Having to make a few fixes isn’t unheard of. In fact, it’s often part of the buying experience. However, negotiating repairs can be troublesome as you have to strike a deal with the previous owner. Keep in mind they might be reluctant to cover the costs, especially if there’s no inspection contingency in the contract.
11. Finalize the loan
People sometimes make small mistakes between pre-approval and approval that can cost them their homes. Most notably, you shouldn’t get a new loan between the two phases, as it might affect your credit score and even your ability to get a mortgage. Similar goes for large purchases and changing jobs.
During the approval, you need to ask the bank representatives everything you want to know. Don’t be afraid to ask dumb questions and go into every small detail. The future homeowner usually needs to submit additional paperwork during this stage, including tax returns, other proofs of income, bank statements, and so on.
12. Last visit
The future homeowner has the chance to visit the place once again before closing on a property.
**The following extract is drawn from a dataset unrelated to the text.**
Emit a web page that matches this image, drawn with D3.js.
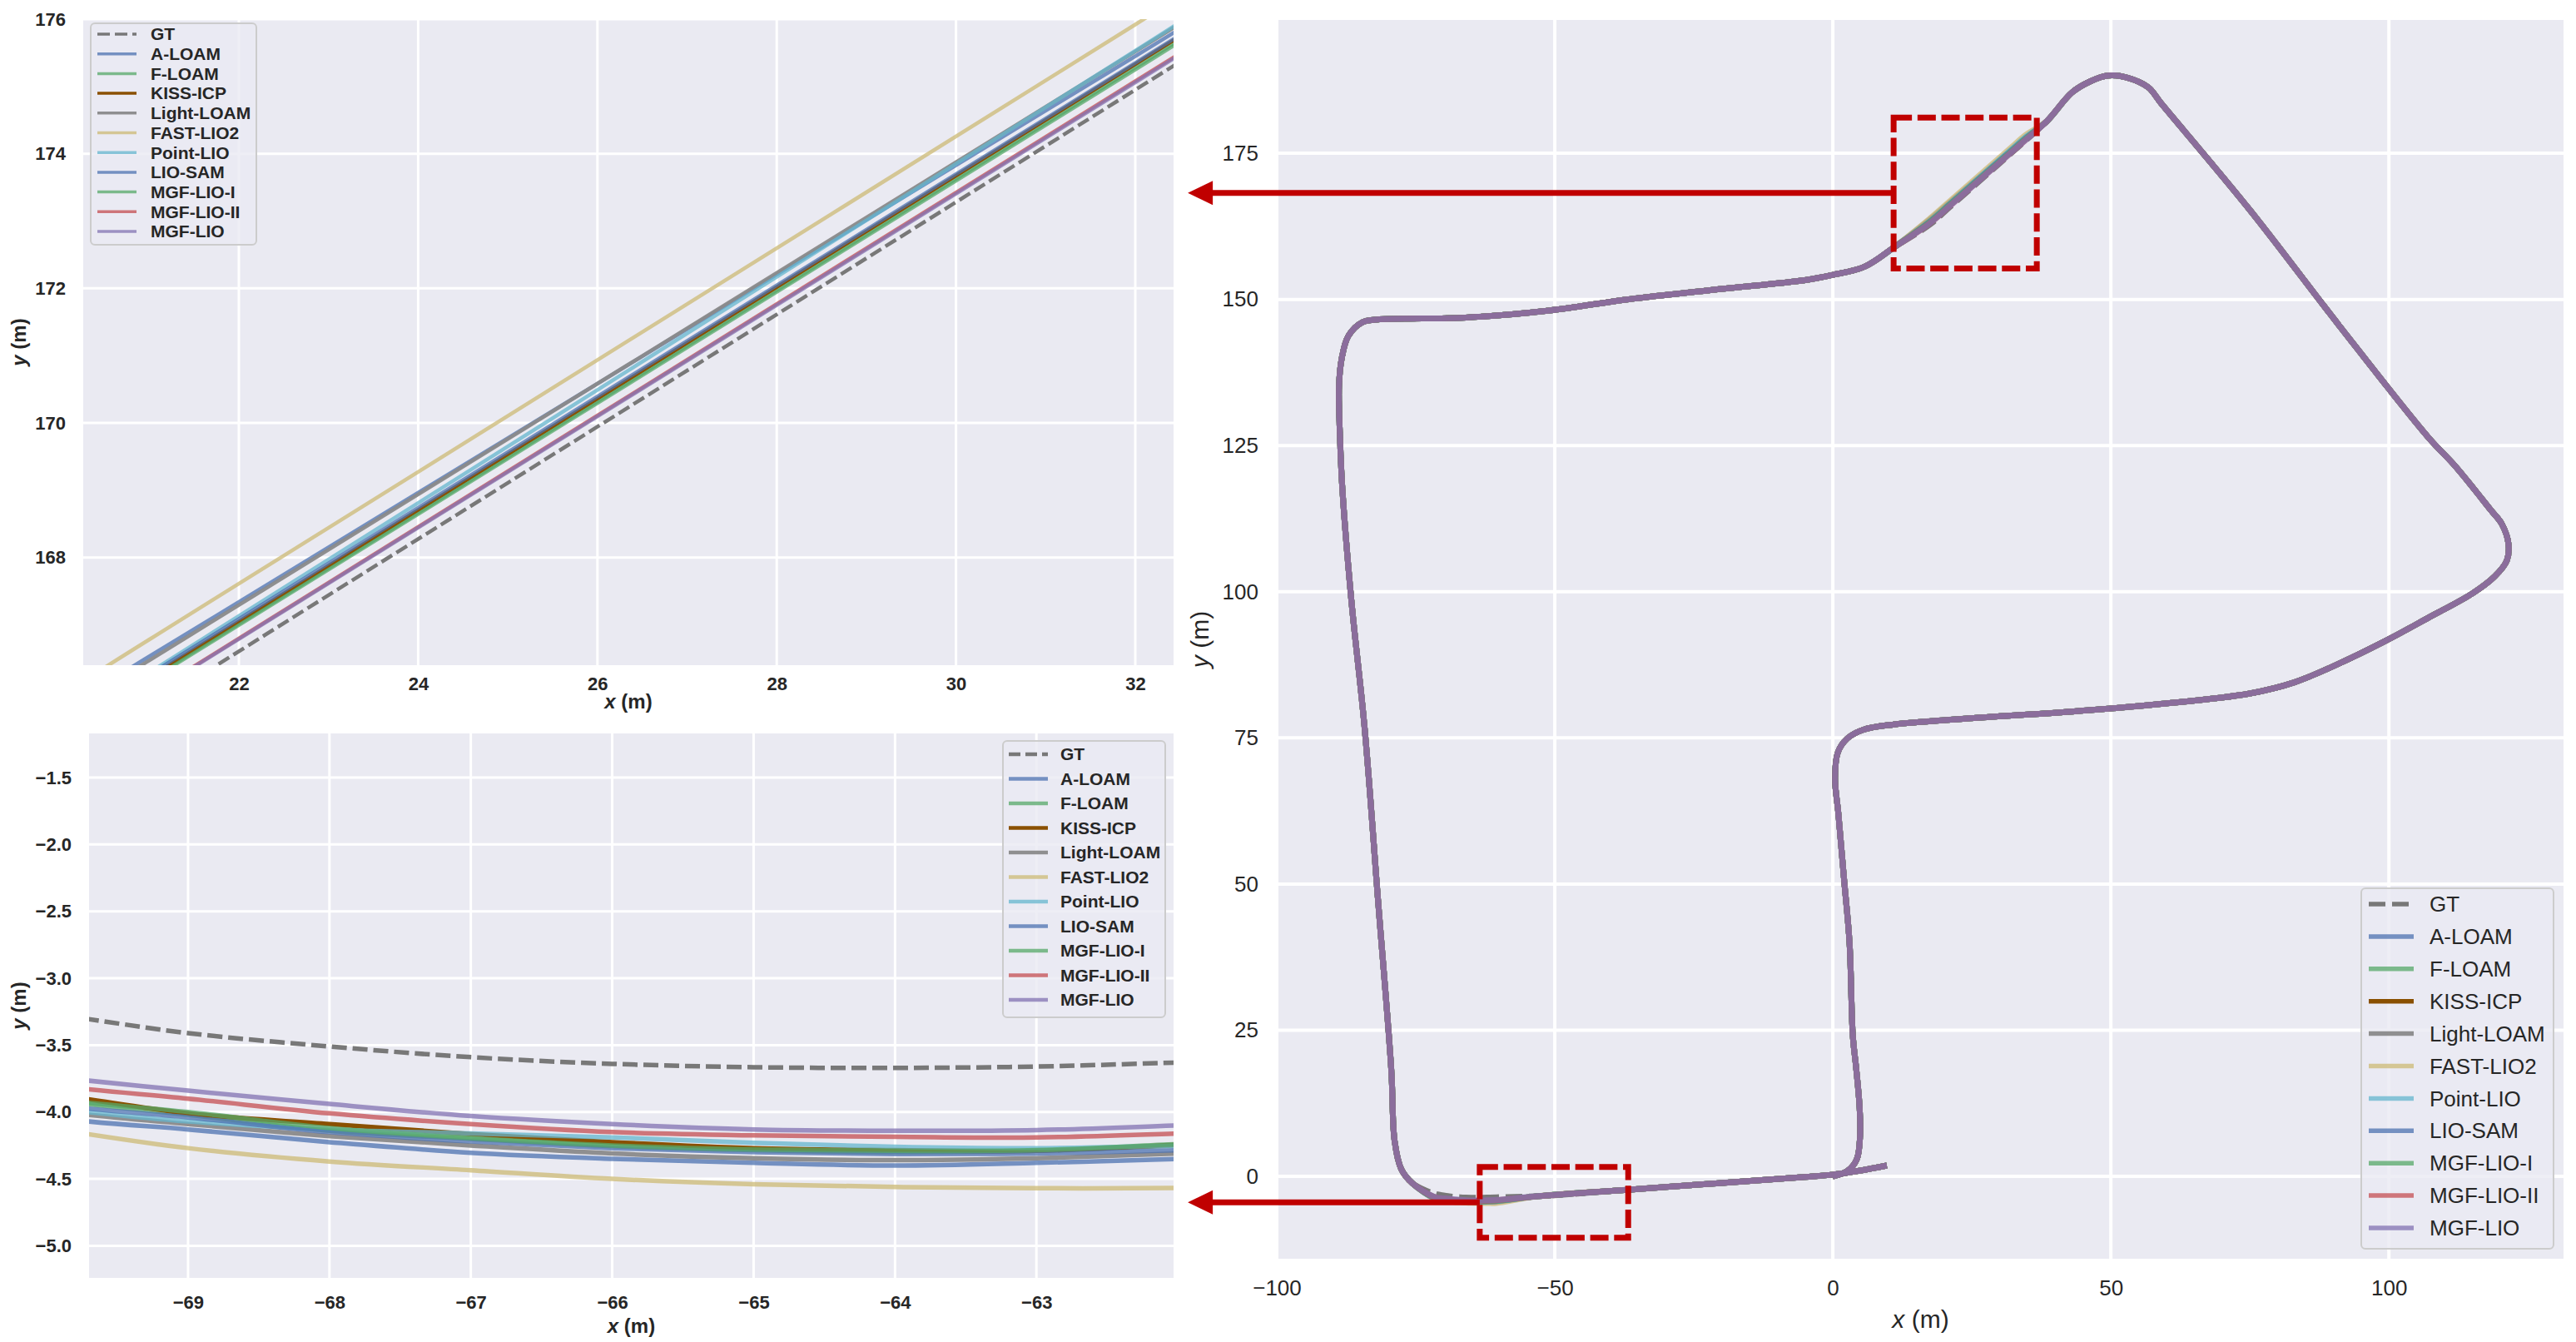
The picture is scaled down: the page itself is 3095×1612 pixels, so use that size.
<!DOCTYPE html>
<html>
<head>
<meta charset="utf-8">
<script src="https://cdn.jsdelivr.net/npm/d3@7"></script>
<style>
	body { margin: 0; background: #fff; }
	svg  { display: block; font-family: "Liberation Sans", Arial, sans-serif; }
</style>
</head>
<body>
<div id="picture"></div>
<script>
const W = 3095, H = 1612;

// runs, in drawing order (last one ends up on top)
const names  = ["GT", "A-LOAM", "F-LOAM", "KISS-ICP", "Light-LOAM", "FAST-LIO2",
                "Point-LIO", "LIO-SAM", "MGF-LIO-I", "MGF-LIO-II", "MGF-LIO"];
const colors = ["#787878", "#4c72b0", "#55a868", "#8a5000", "#8a8a8a", "#ccb974",
                "#64b5cd", "#4c72b0", "#55a868", "#c44e52", "#8172b2"];
const alphas = [1, .75, .75, 1, .95, .75, .75, .75, .75, .75, .75];

const routeA = [[0, 0], [2.6, 0.9], [4.3, 2.9], [4.9, 7], [4.8, 12], [4.2, 18.5], [3.6, 24],
	[3.0, 40], [2.0, 51], [1.0, 62], [0.4, 68], [0.9, 72.5], [2.6, 74.9], [5.5, 76.4],
	[11, 77.3], [27, 78.5], [43, 79.5], [59, 80.8], [75, 82.6], [83, 84.5], [91, 87.7],
	[99, 91.4], [107, 95.5], [115, 99.7], [119, 102.6], [121.2, 105.3], [121.5, 108.2],
	[120.3, 111.6], [118.3, 114], [112, 121.4], [107, 126.5], [91, 145.6], [75, 165.3],
	[59, 183.6], [56.7, 186.3], [52.7, 188], [49.5, 188.3], [46.3, 187.3], [43, 185.4],
	[38.5, 180.5]];
const routeB = [[11, 158.9], [5.7, 155.6], [0, 154.2], [-5, 153.3], [-21, 151.7],
	[-37, 150.0], [-51, 148.1], [-66, 146.9], [-77, 146.7], [-81.5, 146.6], [-84.6, 146.1],
	[-87.1, 143.8], [-88.3, 140], [-88.8, 135.3], [-88.6, 125.7], [-88.2, 117.6],
	[-86.6, 98.7], [-84.2, 76.7], [-81.8, 47.4], [-79.4, 18.2], [-78.8, 6.0], [-77.6, 1.2],
	[-75.6, -1.2]];
const routeC = [[-53, -3.4], [-37, -2.3], [-21, -1.2], [-5, -0.1], [0, 0.3], [5, 1.0], [9.7, 1.85]];

// upper inset: y of each run at these x (travel order)
const upperX = [34.5, 32, 21, 17.5];
const upperY = [
	[177.04, 174.95, 165.77, 162.84],
	[177.48, 175.45, 166.53, 163.69],
	[177.37, 175.28, 166.19, 163.30],
	[177.40, 175.33, 166.22, 163.32],
	[177.57, 175.52, 166.47, 163.60],
	[178.00, 175.92, 166.78, 163.87],
	[177.63, 175.53, 166.29, 163.35],
	[177.41, 175.35, 166.26, 163.37],
	[177.34, 175.25, 166.17, 163.27],
	[177.15, 175.08, 165.97, 163.07],
	[177.13, 175.06, 165.96, 163.06]
];

// lower inset: y of each run at these x
const lowerX = [-71.5, -69.8, -69, -68, -67, -66, -65, -64, -63, -62, -60.5];
const lowerY = [
	[-3.02, -3.29, -3.41, -3.51, -3.59, -3.64, -3.665, -3.67, -3.66, -3.63, -3.58],
	[-3.82, -4.06, -4.13, -4.225, -4.305, -4.35, -4.38, -4.40, -4.38, -4.35, -4.30],
	[-3.70, -3.93, -4.02, -4.14, -4.20, -4.255, -4.285, -4.30, -4.29, -4.25, -4.19],
	[-3.62, -3.89, -4.01, -4.09, -4.165, -4.225, -4.27, -4.285, -4.29, -4.245, -4.18],
	[-3.80, -4.01, -4.09, -4.18, -4.25, -4.31, -4.345, -4.36, -4.345, -4.31, -4.26],
	[-3.85, -4.15, -4.27, -4.37, -4.435, -4.50, -4.54, -4.56, -4.57, -4.567, -4.55],
	[-3.78, -3.99, -4.07, -4.13, -4.16, -4.19, -4.23, -4.26, -4.27, -4.25, -4.21],
	[-3.74, -3.965, -4.04, -4.15, -4.22, -4.27, -4.30, -4.315, -4.31, -4.285, -4.24],
	[-3.70, -3.92, -4.00, -4.12, -4.195, -4.25, -4.28, -4.29, -4.285, -4.24, -4.18],
	[-3.62, -3.82, -3.90, -4.01, -4.09, -4.15, -4.175, -4.185, -4.19, -4.16, -4.10],
	[-3.56, -3.755, -3.84, -3.94, -4.03, -4.09, -4.13, -4.14, -4.135, -4.10, -4.04]
];

// ticks
const ticks1X = [22, 24, 26, 28, 30, 32],     ticks1Y = [168, 170, 172, 174, 176];
const ticks2X = [-69, -68, -67, -66, -65, -64, -63];
const ticks2Y = [-1.5, -2.0, -2.5, -3.0, -3.5, -4.0, -4.5, -5.0];
const ticks3X = [-100, -50, 0, 50, 100],     ticks3Y = [0, 25, 50, 75, 100, 125, 150, 175];

// zoom boxes on the big panel (m) and where the arrows end
const boxes = [
	{x0: 10.93, x1: 36.68, y0: 155.3, y1: 181.1},
	{x0: -63.5, x1: -36.8, y0: -10.5, y1: 1.6}
];
const arrowTipX = -116;

function track(i) {
	return routeA
		.concat(upperX.map((x, k) => [x, upperY[i][k]]))
		.concat(routeB)
		.concat(lowerX.map((x, k) => [x, lowerY[i][k]]))
		.concat(routeC);
}
const tracks = names.map((n, i) => track(i));

const svg = d3.select("#picture")
	.append("svg")
		.attr("width", W)
		.attr("height", H);
svg.append("rect").attr("width", W).attr("height", H).attr("fill", "#fff");

function panel(p, id) {
	const x = d3.scaleLinear().domain(p.xDom).range([p.left, p.right]);
	const y = d3.scaleLinear().domain(p.yDom).range([p.bottom, p.top]);
	const g = svg.append("g");

	g.append("rect")
		.attr("x", p.left).attr("y", p.top)
		.attr("width", p.right - p.left).attr("height", p.bottom - p.top)
		.attr("fill", "#eaeaf2");

	// grid
	g.append("g").selectAll("line").data(p.xTicks).join("line")
		.attr("x1", d => x(d)).attr("x2", d => x(d))
		.attr("y1", p.top).attr("y2", p.bottom)
		.attr("stroke", "#fff").attr("stroke-width", p.grid);
	g.append("g").selectAll("line").data(p.yTicks).join("line")
		.attr("x1", p.left).attr("x2", p.right)
		.attr("y1", d => y(d)).attr("y2", d => y(d))
		.attr("stroke", "#fff").attr("stroke-width", p.grid);

	svg.append("clipPath").attr("id", id)
		.append("rect")
			.attr("x", p.left).attr("y", p.top)
			.attr("width", p.right - p.left).attr("height", p.bottom - p.top);

	const line = d3.line()
		.x(d => x(d[0]))
		.y(d => y(d[1]))
		.curve(d3.curveCatmullRom.alpha(0.5));

	g.append("g").attr("clip-path", "url(#" + id + ")")
		.selectAll("path").data(tracks).join("path")
			.attr("d", line)
			.attr("fill", "none")
			.attr("stroke", (d, i) => colors[i])
			.attr("stroke-opacity", (d, i) => alphas[i])
			.attr("stroke-width", p.lw)
			.attr("stroke-dasharray", (d, i) => i == 0 ? p.dash : null);

	// axes
	const ax = g.append("g")
		.attr("transform", "translate(0," + p.bottom + ")")
		.call(d3.axisBottom(x).tickValues(p.xTicks).tickFormat(p.xFmt)
			.tickSize(0).tickPadding(p.xPad));
	const ay = g.append("g")
		.attr("transform", "translate(" + p.left + ",0)")
		.call(d3.axisLeft(y).tickValues(p.yTicks).tickFormat(p.yFmt)
			.tickSize(0).tickPadding(p.yPad));
	[ax, ay].forEach(a => {
		a.select(".domain").remove();
		a.attr("font-family", null).attr("font-size", null);
		a.selectAll("text")
			.attr("fill", "#262626")
			.style("font-size", p.font + "px")
			.style("font-weight", p.weight);
	});

	// axis labels
	const xl = g.append("text")
		.attr("x", (p.left + p.right) / 2)
		.attr("y", p.xLabelY)
		.attr("dy", "0.35em")
		.attr("text-anchor", "middle")
		.attr("fill", "#262626")
		.style("font-size", p.labelFont + "px")
		.style("font-weight", p.weight);
	xl.append("tspan").style("font-style", "italic").text("x");
	xl.append("tspan").text(" (m)");

	const yl = g.append("text")
		.attr("transform", "translate(" + p.yLabelX + "," + (p.top + p.bottom) / 2 + ") rotate(-90)")
		.attr("dy", "0.35em")
		.attr("text-anchor", "middle")
		.attr("fill", "#262626")
		.style("font-size", p.labelFont + "px")
		.style("font-weight", p.weight);
	yl.append("tspan").style("font-style", "italic").text("y");
	yl.append("tspan").text(" (m)");

	// legend
	const L = p.legend;
	const lg = g.append("g");
	lg.append("rect")
		.attr("x", L.x).attr("y", L.y).attr("width", L.w).attr("height", L.h)
		.attr("rx", 5)
		.attr("fill", "#eaeaf2").attr("fill-opacity", 0.8)
		.attr("stroke", "#cccccc").attr("stroke-width", 2);
	const item = lg.selectAll("g").data(names).join("g")
		.attr("transform", (d, i) => "translate(0," + (L.first + i * L.step) + ")");
	item.append("line")
		.attr("x1", L.h0).attr("x2", L.h1)
		.attr("stroke", (d, i) => colors[i])
		.attr("stroke-opacity", (d, i) => alphas[i])
		.attr("stroke-width", L.lw)
		.attr("stroke-dasharray", (d, i) => i == 0 ? L.dash : null);
	item.append("text")
		.attr("x", L.tx)
		.attr("dy", "0.35em")
		.attr("fill", "#262626")
		.style("font-size", L.font + "px")
		.style("font-weight", p.weight)
		.text(d => d);

	return {x, y};
}

// upper inset
panel({
	left: 100, right: 1410, top: 23, bottom: 799,
	xDom: [20.264, 32.427], yDom: [166.40, 176.0],
	xTicks: ticks1X, yTicks: ticks1Y,
	xFmt: d3.format("d"), yFmt: d3.format("d"),
	xPad: 14, yPad: 21, font: 22, labelFont: 24, weight: "bold",
	xLabelY: 843, yLabelX: 23,
	lw: 4.5, grid: 3, dash: "15,6",
	legend: {x: 109, y: 28, w: 199, h: 266, first: 41, step: 23.7,
		h0: 117, h1: 164, tx: 181, font: 21, lw: 3.5, dash: "15,6"}
}, "clip1");

// lower inset
panel({
	left: 107, right: 1410, top: 881, bottom: 1535,
	xDom: [-69.70, -62.03], yDom: [-5.24, -1.17],
	xTicks: ticks2X, yTicks: ticks2Y,
	xFmt: d3.format("d"), yFmt: d3.format(".1f"),
	xPad: 21, yPad: 21, font: 22, labelFont: 24, weight: "bold",
	xLabelY: 1593, yLabelX: 23,
	lw: 5.5, grid: 3, dash: "18,7",
	legend: {x: 1205, y: 890, w: 195, h: 332, first: 906, step: 29.5,
		h0: 1212, h1: 1259, tx: 1274, font: 21, lw: 4.5, dash: "14,6"}
}, "clip2");

// whole trajectory
const big = panel({
	left: 1535, right: 3080, top: 24, bottom: 1512,
	xDom: [-99.85, 131.4], yDom: [-14.1, 197.8],
	xTicks: ticks3X, yTicks: ticks3Y,
	xFmt: d3.format("d"), yFmt: d3.format("d"),
	xPad: 26, yPad: 23, font: 26, labelFont: 30, weight: "normal",
	xLabelY: 1584, yLabelX: 1441,
	lw: 7, grid: 4, dash: "20,8",
	legend: {x: 2837, y: 1067, w: 231, h: 433, first: 1086, step: 38.9,
		h0: 2846, h1: 2900, tx: 2919, font: 26, lw: 5.5, dash: "20,8"}
}, "clip3");

// zoom boxes and arrows
const red = "#c00000";
boxes.forEach(b => {
	const x0 = big.x(b.x0), x1 = big.x(b.x1), y0 = big.y(b.y1), y1 = big.y(b.y0);
	const ym = (y0 + y1) / 2, tip = big.x(arrowTipX);
	svg.append("line")
		.attr("x1", x0).attr("x2", tip + 29)
		.attr("y1", ym).attr("y2", ym)
		.attr("stroke", red).attr("stroke-width", 7);
	svg.append("path")
		.attr("d", "M" + tip + "," + ym + "L" + (tip + 30) + "," + (ym - 14.5) +
			"L" + (tip + 30) + "," + (ym + 14.5) + "Z")
		.attr("fill", red);
	svg.append("rect")
		.attr("x", x0).attr("y", y0)
		.attr("width", x1 - x0).attr("height", y1 - y0)
		.attr("fill", "none")
		.attr("stroke", red).attr("stroke-width", 7)
		.attr("stroke-dasharray", "22,6.7");
});
</script>
</body>
</html>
During this visit, you can discuss any issues or concerns you might still have. It’s common for the agent to be present during the walk-through, as they can address any last-minute doubts you might have.
The buyer should bring all the receipts, invoices, and the inspection checklist. Take your time to go through all the small things that might concern you. If you notice any issue, share it with your agent immediately. The agent can then communicate with the lender and seller in an attempt to remedy the problem.
Keep in mind that the closing date might be pushed forward so you can fix the issue.
13. Finalize the deal
Once you’ve addressed all these problems, it’s finally time to close the deal. At this point, you should have all the signed documents confirming that you’re the new homeowner.
Among others, the lender needs to give you a closing disclosure three business days before finishing the deal. This would include all the loan details and both parties’ obligations. Check the document to make sure all terms are the same as previously agreed upon. If necessary, ask for contract corrections.